Siempre es interesante ser testigo del nacimiento de un mito desde un punto de vista sociológico.

En el caso del deporte, su continuo relevo generacional nos permite vivir este fenómeno con bastante frecuencia. Otra cosa es que, por turno, la estrella emergente sea de tu país (o el mío) o haya que seguir sus proezas desde la distancia.

A mí me pilló joven el mejor Carl Lewis, pero he aguantado la respiración con las cabalgadas de Usain Bolt. Cogí a Perico con un pie en tierra y otro en el pedal, pero sacrifiqué todas mis siestas de julio por los cinco Tour de Indurain. Y quise calzar unas Jordan sin haber disfrutado en directo con los trucos de Magic.

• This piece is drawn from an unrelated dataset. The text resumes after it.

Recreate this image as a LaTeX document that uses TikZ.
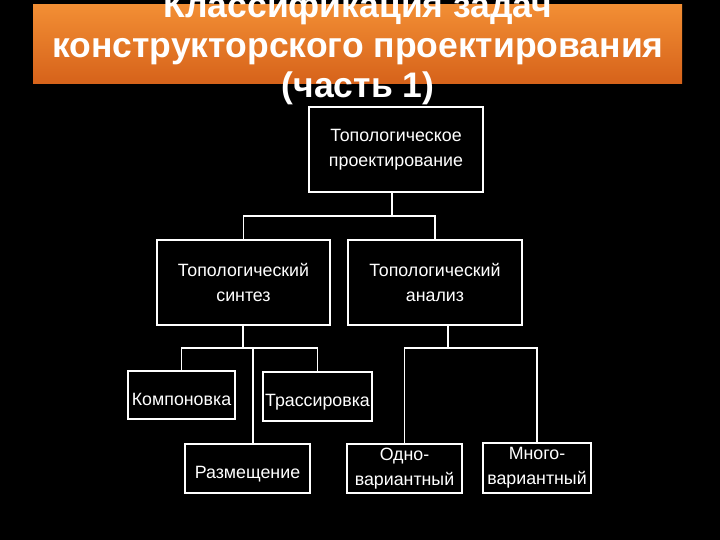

Este artículo surgió ayer entre las dos de la tarde y esta mañana a las siete y media de la mañana. Ayer (lunes), paseando por el parque que hay junto a casa, vi una niña que no debía tener más de tres o cuatro años con una camiseta roja que llevaba en la espalda el #93 de Marc Márquez. Era una imagen simpática. No sé si la pequeña habría visto las carreras del domingo por la tele, ni si habría sido idea suya o de sus padres la decisión de bajar a jugar al parque en un día de fiesta en Madrid con la camiseta del nuevo ídolo de MotoGP. Aunque en estos casos me inclino por la capacidad de persuasión de un ‘enano encaprichado’ en llevar una prenda a la que le ha dado un valor especial. Así que todo indica (como está tan de moda decirlo ahora) que, efectivamente, a la pequeña «le gustan las motos».

Esta mañana, cuando aún no había salido el sol. Un niño (con una edad muy parecida a la de nuestra anterior protagonista) pasaba junto a mí cogido de la mano de su madre, de camino al colegio. No escuché de lo qué hablaban hasta estar a su lado, cuando el niño le soltó a su madre, con una frescura envidiable a esas horas de la mañana, «ahora me llamo Marc Márquez«. Según he podido saber, también le había comunicado el cambio de identidad a su padre durante el desayuno.

Lo que te cuento hoy no tiene nada de noticioso (salvo para esos padres que se enteraron esta mañana que tienen en casa a un tal Marc Márquez, en lugar de su hijo) pero han sido dos detalles que me han hecho pensar en la potencia del impacto que ha tenido el nuevo prodigio del motociclismo mundial. Ellos (los niños) no saben si Marc es bueno por alguna de esas razones que los periodistas intentamos explicar hasta perder el contacto con la realidad más tangible, por el simple hecho, en muchas ocasiones, de juntar letras y llenar páginas. Ni les importa. Sólo saben que es el mejor. Con eso vale. Creo que es la parte más entrañable y auténtica del sentimiento de afición.

Después uno crece y empieza a ver a sus ídolos con otros ojos. En algunos casos para fijarte en ellos como espejo, para intentar imitarles e, incluso, pensar que, cuando crezcas, podrías ser mejor que ellos en su misma disciplina.

Más tarde viene algo así como el afecto por costumbre. Un sentimiento de afinidad por el paso de los años y las emociones vividas desde la distancia. El «yo soy de…»

Y cuando ya eres mayor, a veces acabas envidiando otras cosas como su éxito e, incluso, su dinero y todo lo demás se queda en un sentimiento de admiración personal en segundo plano.

Todo ello es un complejo proceso en el que, por supuesto, también influye la propia evolución del ídolo y como le vaya tratando la vida con los años. ¿Ves? Me vuelvo a poner sesudo y aburrido.

Así que no cabe duda de que el mejor es ese momento inicial, cuando aún imaginamos más que pensamos (bendita infancia), y creemos realmente, con solo decirlo y ponernos una camiseta que «ahora me llamo Marc Márquez«.